Female rain: slow, steady, warm rain falling vertically out of a high overcast = fun!
 
At least not while it's flying. Light rain is not IMC by itself.

You can have rain or showers with a 6000 foot ceiling and 20 miles visibility.

Heavy rain affects visibility and radio communications. That's probably not a good idea.

But there is no reason not to train in the rain. Not in the clouds, of course, and not anywhere near thunderstorms.

Landing IS a bit different in the rain, for the same reason it is in a car. The wheels will skid much more easily. But all the more reason to do this while you're still training.
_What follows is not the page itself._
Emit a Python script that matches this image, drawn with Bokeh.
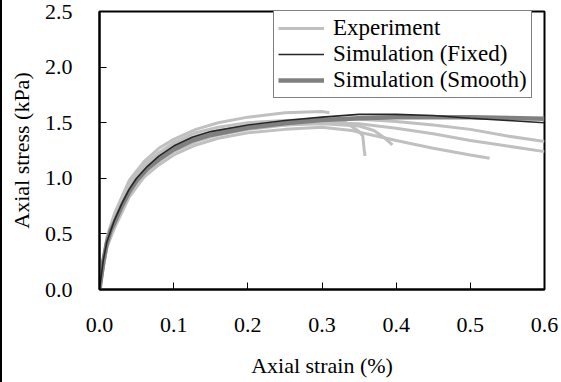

Flying in the rain aint that big of a deal.

Learned to fly in WA, if I never flew in rain I would never have flown lol
 
The first motion of the yoke or stick is the SMALLEST amount that you can physically move (unless you are doing a minimum energy landing).....and still be sure you have moved it....


ok, so I only got 5 laps around the pattern today due to weather (again) but I tried this trick. unfortunately I did it TOO lightly the first two times. by the last landing, I really nailed the roundout, perfect height and right amount of pull, but because I'm just a dumbass, I left just a touch of power in, just enough for a little ballooning and keeping me from my first greaser. I knew I nailed the roundout, I could feel it, and I think I have a good idea of how much pull I need. so, if the wx holds out tom'w, we'll find out!